Re-Framing Identity in Taiwan Contemporary Indigenous Art
Sophie McIntyre, Australian National University, Australia

Anthropological, archaeological and linguistic evidence suggests that Taiwan’s indigenous peoples are ancestrally related to the Austronesian family group encompassing Southeast Asia and the South Pacific. While this view is contested, it is embraced by Taiwan’s pro-independence movement which regards such evidence as crucial to its nationalist discourse underscoring Taiwan’s distinctive ethno-cultural identity. This cross-cultural connection was the central theme of a series of contemporary art exhibitions organised by the Kaohsiung Museum of Fine Art (KMFA) in which works by indigenous artists from Taiwan were displayed together with artists’ works from New Zealand and the Pacific Islands. The Great Journey: In Pursuit of the Ancestral Realm (2009), which is the third and most recent exhibition in this series provides the critical context for this paper’s analysis of the political and cultural significance of indigenous art in Taiwan’s shifting national identity discourse. This exhibition case-study probes ways in which the representation and interpretation of indigenous art in Taiwan, within a museum context, is critical to an identity narrative emphasizing cultural authenticity and tradition-dominated and rapidly changing society. As closer Taiwan-China relations are being forged, one must consider the extent to which indigenous artists can carve a niche for themselves within this competitive local and global arts mainstream.

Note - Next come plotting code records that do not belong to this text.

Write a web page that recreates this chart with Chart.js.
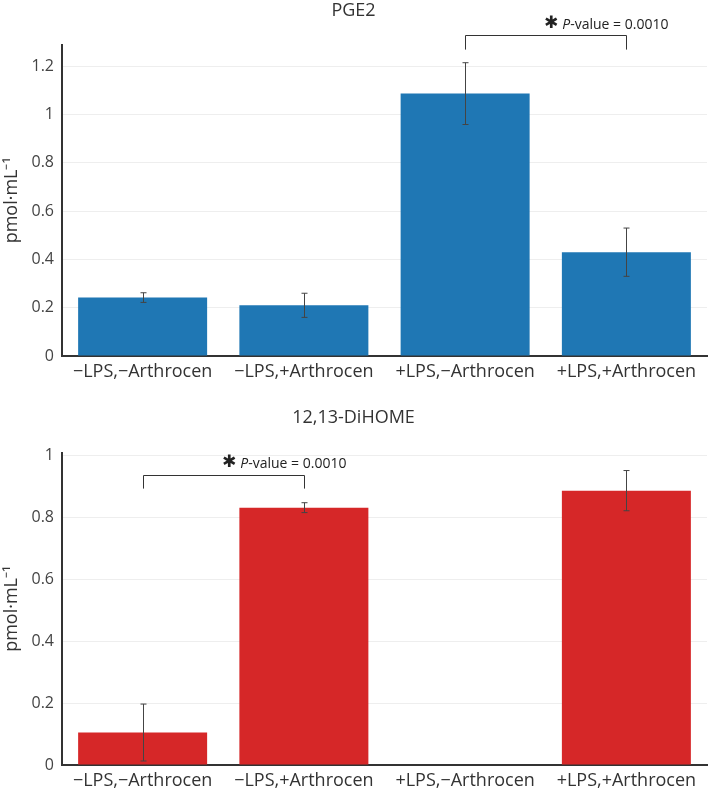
<!DOCTYPE html>
<html>
<head>
<meta charset="utf-8">
<script src="https://cdn.jsdelivr.net/npm/chart.js@4"></script>
<style>
  body { margin: 0; background: #fff; }
  canvas { display: block; }
</style>
</head>
<body>
<canvas id="pgeChart" width="709" height="390"></canvas>
<canvas id="dihomeChart" width="709" height="400"></canvas>
<script>
// data
const categories = ['\u2212LPS,\u2212Arthrocen', '\u2212LPS,+Arthrocen', '+LPS,\u2212Arthrocen', '+LPS,+Arthrocen'];

const pgeValues = [0.242, 0.21, 1.087, 0.43];
const pgeErrors = [0.02, 0.05, 0.128, 0.1];
const pgeTicks = [0, 0.2, 0.4, 0.6, 0.8, 1, 1.2];

const dihomeValues = [0.105, 0.832, 0, 0.887];
const dihomeErrors = [0.092, 0.016, 0, 0.065];
const dihomeTicks = [0, 0.2, 0.4, 0.6, 0.8, 1];

const pLabel = 'P-value = 0.0010';

Chart.defaults.font.family = '"Open Sans", sans-serif';
Chart.defaults.color = '#444';

// draws error bars from the error array + the significance bracket
const extrasPlugin = {
  id: 'extras',
  afterDatasetsDraw(chart, args, opts) {
    const ctx = chart.ctx;
    const xs = chart.scales.x, ys = chart.scales.y;
    ctx.save();
    ctx.strokeStyle = '#444';
    ctx.lineWidth = 1;
    opts.values.forEach((v, i) => {
      const e = opts.errors[i];
      if (!e) return;
      const x = Math.round(xs.getPixelForValue(i)) + 0.5;
      const y1 = ys.getPixelForValue(v + e), y2 = ys.getPixelForValue(v - e);
      ctx.beginPath();
      ctx.moveTo(x, y1); ctx.lineTo(x, y2);
      ctx.moveTo(x - 3, y1); ctx.lineTo(x + 3, y1);
      ctx.moveTo(x - 3, y2); ctx.lineTo(x + 3, y2);
      ctx.stroke();
    });

    // bracket
    const b = opts.bracket;
    const top = chart.chartArea.top;
    const xa = Math.round(xs.getPixelForValue(b.from)) + 0.5;
    const xb = Math.round(xs.getPixelForValue(b.to)) + 0.5;
    const yh = Math.round(top + b.lineY) + 0.5;
    ctx.strokeStyle = '#333';
    ctx.beginPath();
    ctx.moveTo(xa, top + b.legY); ctx.lineTo(xa, yh); ctx.lineTo(xb, yh); ctx.lineTo(xb, top + b.legY);
    ctx.stroke();

    // label: heavy asterisk, italic P, rest normal
    let tx = (xa + xb) / 2 - 2;
    const ty = top + b.textY;
    ctx.fillStyle = '#222';
    ctx.textBaseline = 'middle';
    ctx.font = '17px "DejaVu Sans"';
    ctx.fillText('\u2731', tx, ty);
    tx += ctx.measureText('\u2731').width + 4;
    ctx.font = 'italic 14px "Open Sans"';
    ctx.fillText(pLabel[0], tx, ty + 1);
    tx += ctx.measureText(pLabel[0]).width;
    ctx.font = '14px "Open Sans"';
    ctx.fillText(pLabel.slice(1), tx, ty + 1);
    ctx.restore();
  }
};

function makeChart(id, title, values, errors, color, tickVals, yMax, titlePad, axisH, bracket) {
  return new Chart(document.getElementById(id), {
    type: 'bar',
    data: {
      labels: categories,
      datasets: [{
        data: values,
        backgroundColor: color,
        barPercentage: 0.8,
        categoryPercentage: 1
      }]
    },
    options: {
      responsive: false,
      animation: false,
      layout: { padding: { left: 0, right: 2, top: 0, bottom: 0 } },
      plugins: {
        legend: { display: false },
        tooltip: { enabled: false },
        title: {
          display: true,
          text: title,
          color: '#333',
          font: { size: 18, weight: 'normal' },
          padding: titlePad
        },
        extras: { values: values, errors: errors, bracket: bracket }
      },
      scales: {
        x: {
          grid: { display: false, drawTicks: false },
          border: { display: true, color: '#333', width: 2 },
          ticks: { color: '#333', font: { size: 18 }, padding: 5, maxRotation: 0 },
          afterFit(s) { s.height = axisH; }
        },
        y: {
          min: 0,
          max: yMax,
          grid: { color: '#eeeeee', drawTicks: false },
          border: { display: true, color: '#333', width: 2 },
          ticks: {
            color: '#444',
            font: { size: 16 },
            padding: 8,
            callback: v => String(+v.toFixed(2))
          },
          afterBuildTicks(s) { s.ticks = tickVals.map(v => ({ value: v })); },
          title: {
            display: true,
            text: 'pmol\u00b7mL\u207b\u00b9',
            color: '#333',
            font: { size: 18 },
            padding: { top: 1, bottom: 0 }
          },
          afterFit(s) { s.width = 62; }
        }
      }
    },
    plugins: [extrasPlugin]
  });
}

makeChart('pgeChart', 'PGE2', pgeValues, pgeErrors, '#1f77b4', pgeTicks, 1.29,
  { top: 0, bottom: 23 }, 34,
  { from: 2, to: 3, lineY: -10, legY: 5, textY: -21 });

makeChart('dihomeChart', '12,13-DiHOME', dihomeValues, dihomeErrors, '#d62728', dihomeTicks, 1.01,
  { top: 17, bottom: 24 }, 25,
  { from: 0, to: 1, lineY: 22, legY: 36, textY: 10 });
</script>
</body>
</html>
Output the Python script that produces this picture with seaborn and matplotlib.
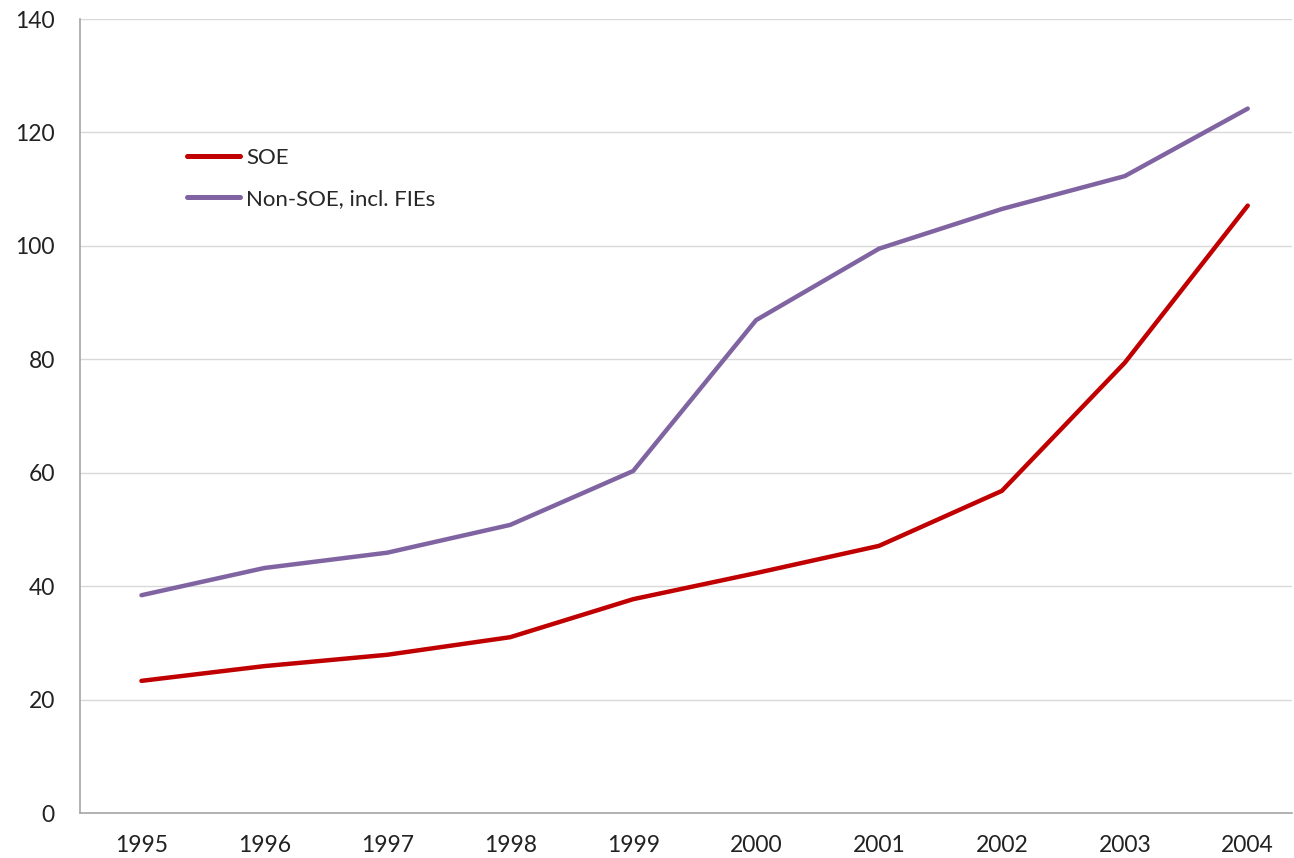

Chinese Peasant Painting: From Cultural Revolution to Cultural Identity
Ralph Croizier, University of Victoria, Canada

Peasant painting leapt into national and then international prominence as one of the model “new things” of the Cultural Revolution, 1966-1976. Unlike other socialist creations of Mao’s last years, it did not disappear after his death but was transformed into a market commodity during the Deng Xiaoping era and a nostalgic symbol of a traditional folk culture rapidly changing when exposed to the forces of commercialization and globalization. This paper looks at its origins in Hu Xian, a rural district in Shaanxi province not far from Xi’an, how the Communist Party trained local peasants in the largely Western artistic skills of Socialist Realism and publicized this as an example of how Chinese socialism was breaking down both bourgeois individualism and traditional Chinese societies’ age old distinction between physical labor and cultural creation. Painting, using the brush, emblem and instrument of elite social status, was the appropriate medium for this social-cultural revolution. The post Mao development of peasant painting , its spread to other localities in China, and its reappropriation of traditional folk culture as “tourist art” both in China and internationally through the internet, reflects many of the social and economic changes of the last three decades. It also raise questions about the authenticity and malleability of ethnic art in the global age.